Before the Lights Fall

Before+the+Lights+Fall

Juliana Diatezua, Copy Editor

At 6:30 on Wednesday night, the student body of Wellington High School will finally be given explanation. The “artsy” kids, eternally trying to put into words what it is exactly that they do in their Literary Magazine course–outside of drinking the instant coffee provided by teacher Mr. Zucker–will finally display what work they’ve done the first quarter.

One aspect of the show that the literary magazine staff prides itself on is the smooth transitions between performers. Even though the venue—in the courtyard behind Mr. Zucker’s room—may be smaller than the later shows that take place in the WHS theater, those that work as stage hands still hold jobs of considerable clout.

Running back stage they assure every performer is fit to their microphones and on stage and ready by the time they are slotted. With a set list divided into two acts consisting of 40 different performancesthis is no small thing. Such attention to detail can sometimes go overlooked by the audience in favor of the ambiance that these smaller shows possess. Akin to all else that goes on backstage, the setting of the shows is held incredibly important.

The preparations that go into converting the empty courtyard into the performance hall that it becomes once the sun sets is one the class devotes much of its time to.

Cassandra Ledger, senior and first year showcase producer, spoke on what the work is like for the miniscule things alone. “I’ve done a lot with decorating for the show, which takes up a lot of time. The centerpieces have been very tedious to make.”

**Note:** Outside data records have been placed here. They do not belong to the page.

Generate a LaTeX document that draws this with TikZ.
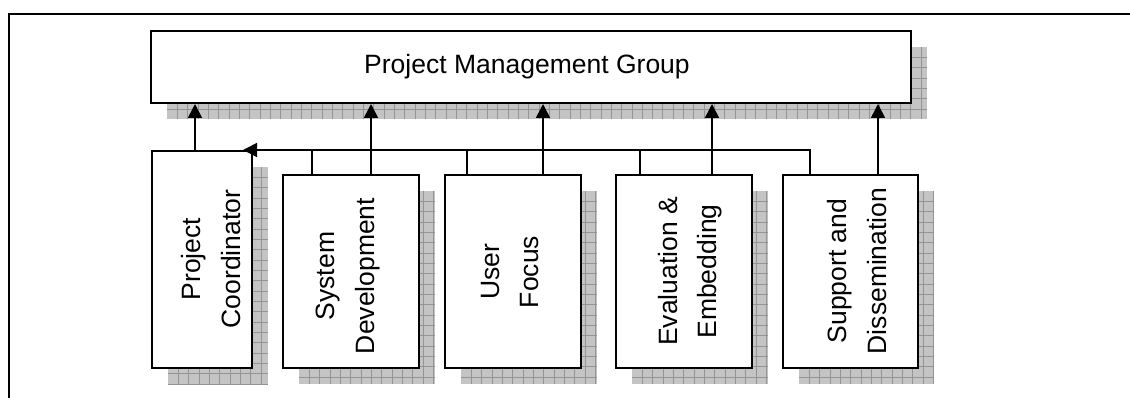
\documentclass[tikz,border=0pt]{standalone}
\usepackage{fontspec}
\setmainfont{Liberation Sans}
\usetikzlibrary{arrows.meta}
\newcommand\myshadow[4]{%
  \fill[shadowfill] (#1,#2) rectangle (#3,#4);
  \begin{scope}
    \clip (#1,#2) rectangle (#3,#4);
    \foreach \k in {1,...,75} {\draw[shadowline] ({#1+10.33*\k},#2) -- ({#1+10.33*\k},#4);}
    \foreach \k in {1,...,22} {\draw[shadowline] (#1,{#2+10.33*\k}) -- (#3,{#2+10.33*\k});}
  \end{scope}}
\begin{document}
\begin{tikzpicture}[x=1pt,y=-1pt,
  shadowfill/.style={fill=black!23},
  shadowline/.style={draw=black!42,line width=0.7pt},
  box/.style={draw,line width=2pt,fill=white,rectangle,inner sep=0pt},
  conn/.style={line width=1.6pt},
  arr/.style={conn,-{Triangle[length=14pt,width=14pt]}},
  txt/.style={inner sep=0pt,font=\fontsize{26.5}{39.3}\selectfont},
  lbl/.style={txt,rotate=90,align=center}]
\useasboundingbox (0,0) rectangle (1130,398);
% outer frame
\draw[line width=2pt] (8.5,398) -- (8.5,14) -- (1130,14);
% shadows
\myshadow{167}{47}{927}{119}
\myshadow{168}{167}{268}{384}
\myshadow{299}{191}{435}{384}
\myshadow{461}{191}{597}{384}
\myshadow{632}{191}{768}{384}
\myshadow{799}{191}{934}{384}
% boxes
\node[box,minimum width=760pt,minimum height=72pt] (pmg) at (531,67) {};
\node[txt] (pmgl) at (527,67) {Project Management Group};
\node[box,minimum width=100pt,minimum height=217pt] (pc) at (202,259.5) {};
\node[box,minimum width=136pt,minimum height=193pt] (sd) at (351,271.5) {};
\node[box,minimum width=136pt,minimum height=193pt] (uf) at (513,271.5) {};
\node[box,minimum width=136pt,minimum height=193pt] (ee) at (684,271.5) {};
\node[box,minimum width=135pt,minimum height=193pt] (su) at (850.5,271.5) {};
% labels
\node[lbl] (pcl) at (211,259) {Project\\Coordinator};
\node[lbl] (sdl) at (348,276) {System\\Development};
\node[lbl] (ufl) at (510,272) {User\\Focus};
\node[lbl] (eel) at (690,271.5) {Evaluation \&\\Embedding};
\node[lbl] (sul) at (857,271) {Support and\\Dissemination};
% bus
\coordinate (bustip) at ([xshift=-10pt]pc.north east);
\draw[arr] ([xshift=28pt]su.north west) |- (bustip);
\draw[conn] ([xshift=30pt]sd.north west) -- ([xshift=30pt]sd.north west |- bustip);
\draw[conn] ([xshift=23pt]uf.north west) -- ([xshift=23pt]uf.north west |- bustip);
\draw[conn] ([xshift=25pt]ee.north west) -- ([xshift=25pt]ee.north west |- bustip);
% arrows up
\draw[arr] ([xshift=44pt]pc.north west) -- ([xshift=44pt]pc.north west |- pmg.south);
\draw[arr] ([xshift=89pt]sd.north west) -- ([xshift=89pt]sd.north west |- pmg.south);
\draw[arr] ([xshift=99pt]uf.north west) -- ([xshift=99pt]uf.north west |- pmg.south);
\draw[arr] ([xshift=97pt]ee.north west) -- ([xshift=97pt]ee.north west |- pmg.south);
\draw[arr] ([xshift=96pt]su.north west) -- ([xshift=96pt]su.north west |- pmg.south);
\end{tikzpicture}
\end{document}
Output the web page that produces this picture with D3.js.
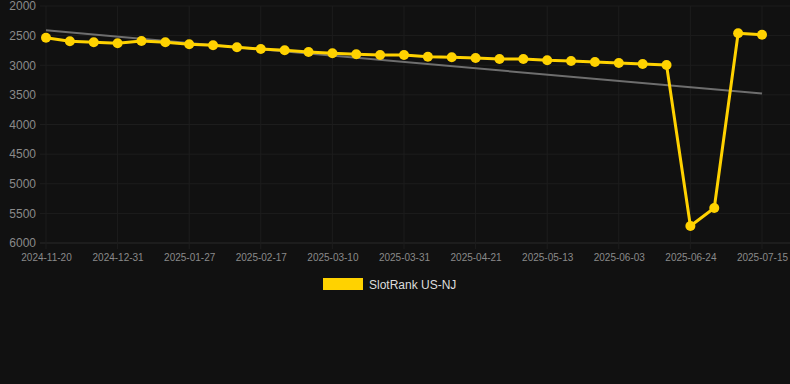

One could ask why the production—a seemingly minor part when compared to the actual performances—comes off as a large deal to those at the head of its production. “The only real pressure is to make the show even better than last year. If it’s a crappy show, being the first show, people will assume the other shows will be the same,” Ledger explained.

Due to this, there’s always the worry that whatever work done behind the scenes will fall flat when the performers don’t put in as much dedication as those that the audience doesn’t see.

“We have a lot of new kids in the class, so they need to be told what to do; and we need to keep a tab on the performers, because we don’t want them showing up not knowing what’s happening,” Ledger said.

First year performer, Emily Offenkrantz, junior, made sure she would not disappoint. When it came to balancing schoolwork and practice, she explained, “I practice about three hours a day, even before this. I just do it because it’s fun,” in regards to the self-written piece she chose after narrowing down her multiple options.

Possibly the fact that this is to be Offenkrantz’s first show contributes to her focus on perfecting her piece. Those familiar to the Literary Magazine’s showcases confronted the idea of any possible pressure in nailing down their pieces with nonchalance.

Robert Harter and Aja Padovan, both seniors and frequent acts on the quarterly set lists, had a less strategic method to how they each prepared. Harter said he faced little pressure due in part to the piece he’s doing being “99 percent improvisation.”

For Padovan, her goal was even more basic. “Well, first I have to learn that piece, because it’s in a week,” Padovan said.

The strategy to pulling off a perfect show, it seems, is being calm. Victor Lucena, junior and second year performer, passed on words of wisdom to any first-timers out there who are worried about how they might do: have fun. Such advice was a theme from most of the veterans of the showcase scene, as they saw the most important part of the show as being exposing new talents in a low-pressure performance.

And for any that are still worried about how they might do Wednesday night, Padovan offers a reminder on what is most often overlooked: “Don’t forget to breathe. It sure is one of the greatest moments of high school and definitely ours.”